▶ **Recorded data**:
--- Start ---

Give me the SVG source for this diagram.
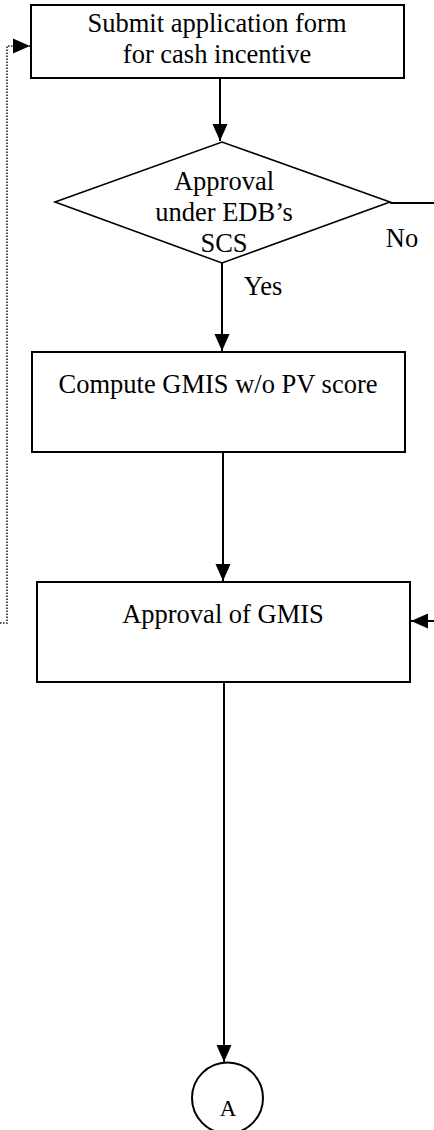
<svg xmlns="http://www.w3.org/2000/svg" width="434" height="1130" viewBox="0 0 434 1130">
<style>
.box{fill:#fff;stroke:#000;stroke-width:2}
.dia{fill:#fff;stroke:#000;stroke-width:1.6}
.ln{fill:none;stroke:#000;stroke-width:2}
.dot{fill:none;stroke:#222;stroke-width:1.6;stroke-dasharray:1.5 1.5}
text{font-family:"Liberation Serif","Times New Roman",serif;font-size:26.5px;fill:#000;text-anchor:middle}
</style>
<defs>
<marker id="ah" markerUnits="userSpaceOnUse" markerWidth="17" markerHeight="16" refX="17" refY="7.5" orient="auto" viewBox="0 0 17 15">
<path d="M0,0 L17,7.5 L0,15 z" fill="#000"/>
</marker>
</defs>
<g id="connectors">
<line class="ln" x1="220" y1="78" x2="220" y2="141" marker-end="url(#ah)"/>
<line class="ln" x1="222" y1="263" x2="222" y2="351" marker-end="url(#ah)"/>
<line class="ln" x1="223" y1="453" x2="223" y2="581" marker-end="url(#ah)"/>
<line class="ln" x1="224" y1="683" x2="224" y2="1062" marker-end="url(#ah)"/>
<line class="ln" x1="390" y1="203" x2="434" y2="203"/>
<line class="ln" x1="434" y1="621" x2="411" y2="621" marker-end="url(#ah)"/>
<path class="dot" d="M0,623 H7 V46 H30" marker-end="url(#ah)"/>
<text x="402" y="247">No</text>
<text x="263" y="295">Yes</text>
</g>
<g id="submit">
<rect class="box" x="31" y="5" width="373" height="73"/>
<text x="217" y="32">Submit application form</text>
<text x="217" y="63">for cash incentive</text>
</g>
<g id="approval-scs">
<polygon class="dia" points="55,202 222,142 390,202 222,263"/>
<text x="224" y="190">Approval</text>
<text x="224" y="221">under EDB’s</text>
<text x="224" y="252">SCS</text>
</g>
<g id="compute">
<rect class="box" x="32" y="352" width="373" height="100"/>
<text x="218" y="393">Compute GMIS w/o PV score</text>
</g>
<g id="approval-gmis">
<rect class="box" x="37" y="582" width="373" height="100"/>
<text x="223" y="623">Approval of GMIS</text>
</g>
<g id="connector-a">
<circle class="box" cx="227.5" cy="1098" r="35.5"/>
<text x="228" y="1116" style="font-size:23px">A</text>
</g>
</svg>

--- End ---

Except for the pictures, copy the material above exactly.

▶ **Task output**:
Give me the SVG source for this diagram.
<svg xmlns="http://www.w3.org/2000/svg" width="434" height="1130" viewBox="0 0 434 1130">
<style>
.box{fill:#fff;stroke:#000;stroke-width:2}
.dia{fill:#fff;stroke:#000;stroke-width:1.6}
.ln{fill:none;stroke:#000;stroke-width:2}
.dot{fill:none;stroke:#222;stroke-width:1.6;stroke-dasharray:1.5 1.5}
text{font-family:"Liberation Serif","Times New Roman",serif;font-size:26.5px;fill:#000;text-anchor:middle}
</style>
<defs>
<marker id="ah" markerUnits="userSpaceOnUse" markerWidth="17" markerHeight="16" refX="17" refY="7.5" orient="auto" viewBox="0 0 17 15">
<path d="M0,0 L17,7.5 L0,15 z" fill="#000"/>
</marker>
</defs>
<g id="connectors">
<line class="ln" x1="220" y1="78" x2="220" y2="141" marker-end="url(#ah)"/>
<line class="ln" x1="222" y1="263" x2="222" y2="351" marker-end="url(#ah)"/>
<line class="ln" x1="223" y1="453" x2="223" y2="581" marker-end="url(#ah)"/>
<line class="ln" x1="224" y1="683" x2="224" y2="1062" marker-end="url(#ah)"/>
<line class="ln" x1="390" y1="203" x2="434" y2="203"/>
<line class="ln" x1="434" y1="621" x2="411" y2="621" marker-end="url(#ah)"/>
<path class="dot" d="M0,623 H7 V46 H30" marker-end="url(#ah)"/>
<text x="402" y="247">No</text>
<text x="263" y="295">Yes</text>
</g>
<g id="submit">
<rect class="box" x="31" y="5" width="373" height="73"/>
<text x="217" y="32">Submit application form</text>
<text x="217" y="63">for cash incentive</text>
</g>
<g id="approval-scs">
<polygon class="dia" points="55,202 222,142 390,202 222,263"/>
<text x="224" y="190">Approval</text>
<text x="224" y="221">under EDB’s</text>
<text x="224" y="252">SCS</text>
</g>
<g id="compute">
<rect class="box" x="32" y="352" width="373" height="100"/>
<text x="218" y="393">Compute GMIS w/o PV score</text>
</g>
<g id="approval-gmis">
<rect class="box" x="37" y="582" width="373" height="100"/>
<text x="223" y="623">Approval of GMIS</text>
</g>
<g id="connector-a">
<circle class="box" cx="227.5" cy="1098" r="35.5"/>
<text x="228" y="1116" style="font-size:23px">A</text>
</g>
</svg>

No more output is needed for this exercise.